Windows of opportunity
 

Born into a poor family of seven children, which barely managed to eke out its daily existence, Hou longed to escape poverty. At the age of 16, he left home for Shenzhen, Guangdong province, and then Beijing, where he served tables.

"I was doing menial chores and getting abused by customers," the 20-year-old recalls. "Dignity was non-existent."

A year later, he became the front-of-house supervisor at a hotel bar, yet he yearned for more.

"I wanted to climb out from the lowest level of society, to take another chance," he says.

In 2006, he began studying at Beijing's BN Vocational School (BNVS), which he said marked the turning point in his life.

"My education at BNVS, which lasted a year, was the most defining year of my life," Hou says.

Located in the downtown of Beijing, the BNVS is housed in a plain three-story building with narrow hallways. It offers free one- or two-year vocational courses to children of migrant workers aged from 16 to 22. Potential students are merely required to take an exam.

Most of the students, like Hou, come from impoverished families.

Since the vocational school was founded in 2005, it has provided 600 migrant teenagers with work skills and tried to instill in them a love of learning, and for many more young adults it represents a window of hope out of poverty, according to the school's founder Yao Li.

"At BNVS we don't just teach the students vocational skills - we try to inspire a love for learning and culture," Yao says.

After one-year training in BNVS, Hou went to Beijing Bishui Real Estate Management for his internship.

"Gradually, a confident positive youth emerged. I felt born again," Hou says.

Hou now works for Beijing Yintai Property Management Company and says he will never forget his experience in the vocational school.

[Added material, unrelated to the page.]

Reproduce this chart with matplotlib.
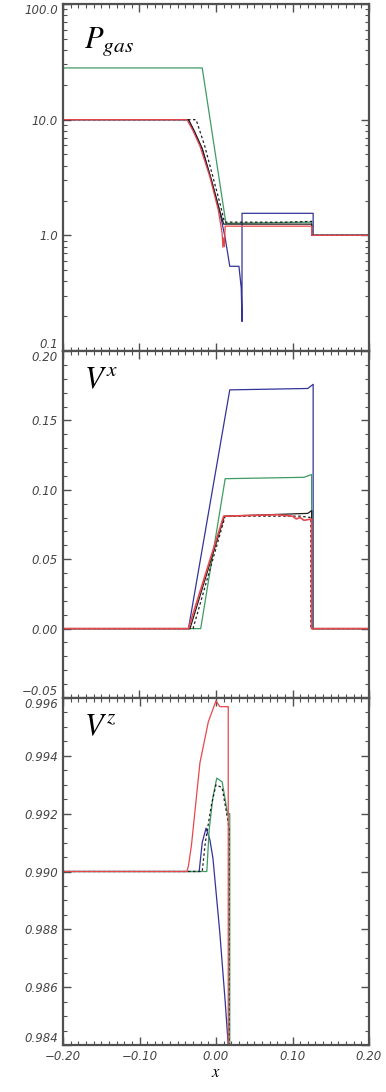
import numpy as np
import matplotlib
matplotlib.use("Agg")
import matplotlib.pyplot as plt
from matplotlib.ticker import MultipleLocator, FixedLocator, NullFormatter, LogLocator

plt.rcParams['mathtext.fontset'] = 'stix'

# ---------------- data ----------------
# panel 1 : P_gas (log)
pg_x_green = [-0.2, -0.018, 0.013, 0.125, 0.125, 0.2]
pg_y_green = [28.0, 28.0, 1.27, 1.30, 1.0, 1.0]
pg_x_red = [-0.2, -0.038, -0.030, -0.021, -0.008, 0.003, 0.008, 0.009, 0.010, 0.011, 0.012, 0.125, 0.125, 0.2]
pg_y_red = [10.0, 10.0, 8.0, 5.9, 3.2, 1.65, 1.04, 0.79, 0.95, 0.80, 1.20, 1.20, 1.0, 1.0]
pg_x_black = [-0.2, -0.036, -0.028, -0.018, -0.006, 0.004, 0.010, 0.013, 0.125, 0.125, 0.2]
pg_y_black = [10.0, 10.0, 7.9, 5.6, 3.0, 1.7, 1.25, 1.25, 1.25, 1.0, 1.0]
pg_x_blue = [-0.2, -0.036, -0.018, -0.006, 0.004, 0.012, 0.018, 0.030, 0.033, 0.034, 0.034, 0.127, 0.127, 0.2]
pg_y_blue = [10.0, 10.0, 5.6, 3.0, 1.7, 0.95, 0.54, 0.54, 0.35, 0.18, 1.55, 1.55, 1.0, 1.0]
pg_x_dash = [-0.2, -0.026, -0.015, -0.004, 0.006, 0.011, 0.090, 0.125, 0.125, 0.2]
pg_y_dash = [10.0, 10.0, 6.0, 3.2, 1.8, 1.30, 1.30, 1.32, 1.0, 1.0]

# panel 2 : V^x
vx_x_blue = [-0.2, -0.036, 0.018, 0.120, 0.127, 0.127, 0.2]
vx_y_blue = [0.0, 0.0, 0.172, 0.173, 0.176, 0.0, 0.0]
vx_x_green = [-0.2, -0.020, 0.012, 0.115, 0.125, 0.125, 0.126, 0.126, 0.2]
vx_y_green = [0.0, 0.0, 0.108, 0.109, 0.111, 0.085, 0.085, 0.0, 0.0]
vx_x_red = [-0.2, -0.036, 0.010, 0.080, 0.100, 0.105, 0.110, 0.115, 0.125, 0.125, 0.2]
vx_y_red = [0.0, 0.0, 0.081, 0.082, 0.081, 0.079, 0.080, 0.078, 0.079, 0.0, 0.0]
vx_x_black = [-0.2, -0.034, 0.011, 0.120, 0.125, 0.125, 0.2]
vx_y_black = [0.0, 0.0, 0.081, 0.083, 0.085, 0.0, 0.0]
vx_x_dash = [-0.2, -0.030, 0.012, 0.110, 0.124, 0.124, 0.2]
vx_y_dash = [0.0, 0.0, 0.081, 0.081, 0.080, 0.0, 0.0]

# panel 3 : V^z
vz_x_red = [-0.2, -0.038, -0.036, -0.032, -0.021, -0.010, 0.000, 0.005, 0.015, 0.016, 0.016]
vz_y_red = [0.990, 0.990, 0.9902, 0.99093, 0.99376, 0.99518, 0.99590, 0.99570, 0.99570, 0.9957, 0.9838]
vz_x_blue = [-0.2, -0.022, -0.018, -0.013, -0.008, -0.004, 0.005, 0.012, 0.016]
vz_y_blue = [0.990, 0.990, 0.9910, 0.99150, 0.99110, 0.99046, 0.98788, 0.98550, 0.98400]
vz_x_green = [-0.2, -0.012, -0.009, -0.004, 0.001, 0.008, 0.012, 0.015, 0.018, 0.018]
vz_y_green = [0.990, 0.990, 0.99142, 0.99258, 0.99323, 0.99310, 0.99250, 0.99200, 0.99200, 0.9838]
vz_x_dash = [-0.2, -0.018, -0.014, -0.006, 0.000, 0.008, 0.014, 0.017, 0.017]
vz_y_dash = [0.990, 0.990, 0.99100, 0.99230, 0.99300, 0.99290, 0.99200, 0.99150, 0.9838]

pg_ticks = [0.1, 1, 10, 100]
pg_labels = ['0.1', '1.0', '10.0', '100.0']
vx_ticks = [-0.05, 0.0, 0.05, 0.10, 0.15, 0.20]
vx_labels = ['\u22120.05', '0.00', '0.05', '0.10', '0.15', '0.20']
vz_ticks = [0.984, 0.986, 0.988, 0.990, 0.992, 0.994, 0.996]
vz_labels = ['0.984', '0.986', '0.988', '0.990', '0.992', '0.994', '0.996']
x_ticks = [-0.2, -0.1, 0.0, 0.1, 0.2]
x_labels = ['\u22120.20', '\u22120.10', '0.00', '0.10', '0.20']

c_red = '#e8474c'
c_green = '#3f9b64'
c_blue = '#33339a'
c_black = '#1e1e1e'
c_tick = '#505050'

fig = plt.figure(figsize=(3.86, 10.92), dpi=100)
left, width = 63/386, 306/386
h = 347/1092
bot = 47/1092
axs = [fig.add_axes([left, bot + 2*h, width, h]),
       fig.add_axes([left, bot + h, width, h]),
       fig.add_axes([left, bot, width, h])]

def style(ax, yt, yl):
  for sp in ax.spines.values():
    sp.set_linewidth(1.6)
    sp.set_color(c_tick)
  ax.set_yticks(yt)
  ax.set_yticklabels(yl)
  ax.tick_params(which='both', direction='in', top=True, right=True,
                 color=c_tick, labelcolor='#454545', labelsize=8.5)
  ax.tick_params(which='major', length=6, width=1.0)
  ax.tick_params(which='minor', length=3, width=0.8)
  ax.set_xlim(-0.2, 0.2)
  ax.xaxis.set_major_locator(MultipleLocator(0.1))
  ax.xaxis.set_minor_locator(MultipleLocator(0.01))
  labs = ax.get_yticklabels()
  for lab in labs:
    lab.set_fontstyle('italic')
  # keep end labels inside the panel like the reference
  labs[0].set_verticalalignment('bottom')
  labs[-1].set_verticalalignment('top')
#end def style

lw = 0.9
# ---- P_gas ----
ax = axs[0]
ax.set_yscale('log')
ax.plot(pg_x_green, pg_y_green, color=c_green, lw=lw)
ax.plot(pg_x_blue, pg_y_blue, color=c_blue, lw=lw)
ax.plot(pg_x_black, pg_y_black, color=c_black, lw=lw)
ax.plot(pg_x_dash, pg_y_dash, color=c_black, lw=lw, ls=(0, (2, 2)))
ax.plot(pg_x_red, pg_y_red, color=c_red, lw=lw)
ax.set_ylim(0.1, 100)
ax.yaxis.set_minor_locator(LogLocator(subs=np.arange(2, 10)))
ax.yaxis.set_minor_formatter(NullFormatter())
ax.text(0.07, 0.94, r'$P_{gas}$', transform=ax.transAxes, fontsize=22, va='top')
style(ax, pg_ticks, pg_labels)
ax.xaxis.set_major_formatter(NullFormatter())

# ---- V^x ----
ax = axs[1]
ax.plot(vx_x_blue, vx_y_blue, color=c_blue, lw=lw)
ax.plot(vx_x_green, vx_y_green, color=c_green, lw=lw)
ax.plot(vx_x_black, vx_y_black, color=c_black, lw=lw)
ax.plot(vx_x_dash, vx_y_dash, color=c_black, lw=lw, ls=(0, (2, 2)))
ax.plot(vx_x_red, vx_y_red, color=c_red, lw=1.2)
ax.set_ylim(-0.05, 0.2)
ax.yaxis.set_minor_locator(MultipleLocator(0.01))
ax.text(0.07, 0.96, r'$V^{x}$', transform=ax.transAxes, fontsize=22, va='top')
style(ax, vx_ticks, vx_labels)
ax.xaxis.set_major_formatter(NullFormatter())

# ---- V^z ----
ax = axs[2]
ax.plot(vz_x_blue, vz_y_blue, color=c_blue, lw=lw)
ax.plot(vz_x_green, vz_y_green, color=c_green, lw=lw)
ax.plot(vz_x_dash, vz_y_dash, color=c_black, lw=lw, ls=(0, (2, 2)))
ax.plot(vz_x_red, vz_y_red, color=c_red, lw=lw)
ax.set_ylim(0.984, 0.996)
ax.yaxis.set_minor_locator(MultipleLocator(0.0005))
ax.text(0.07, 0.96, r'$V^{z}$', transform=ax.transAxes, fontsize=22, va='top')
style(ax, vz_ticks, vz_labels)
ax.set_xticks(x_ticks)
ax.set_xticklabels(x_labels, fontstyle='italic')
ax.set_xlabel(r'$x$', fontsize=12, labelpad=0)

plt.savefig("out.png", dpi=100)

The secret of the school, Yao says, lies in the comprehensive way it helps students develop into responsible citizens.

Because many of its students lack the habit of learning and because their parents often do not have the time or means to attend to their children's education, the school emphasizes cultural and learning experiences to prepare them for society, Yao explains.

To this end, the school promotes free discussion and organizes cultural activities.

The school also arranges visits by foreigners such as student volunteers from American colleges, aiming at developing students' English skills as well as exposing them to the wider world.

It even holds annual Christmas Charity Balls where the students are given the chance to perform as part of the choir.

Students are overwhelmingly positive about these experiences.

"I thought poverty would never go away, no matter how hard I worked or studied," says Xie Xiaoyun, a BNVS third intake student

"The best thing that has happened to me in Beijing is that I enrolled in the BNVS. It has become a family to me."

"Teachers do not just look at your grades, they look at what you learn and if you are learning with enjoyment. This inspired the biggest reward I got from enrolling at BNVS - a new attitude towards life. We learned to appreciate life and love culture," adds Xie, who is now enrolled in property and hotel service training and has been hired by a local apartment management company.

The success of the school has led BNVS to plan to expand in four different cities in addition to its branch in Chengdu.

"As we have a successful model, we want to reach out to more migrant students," Yao says.

As for the school's role in the more distant future, Yao expects a fundamental shift.

"In 20 years, I expect the migrant situation to have improved as the people and government have become aware of the problem. By then BNVS hopefully will be offering not just free education to migrants and the poor but also interesting methods of education to all."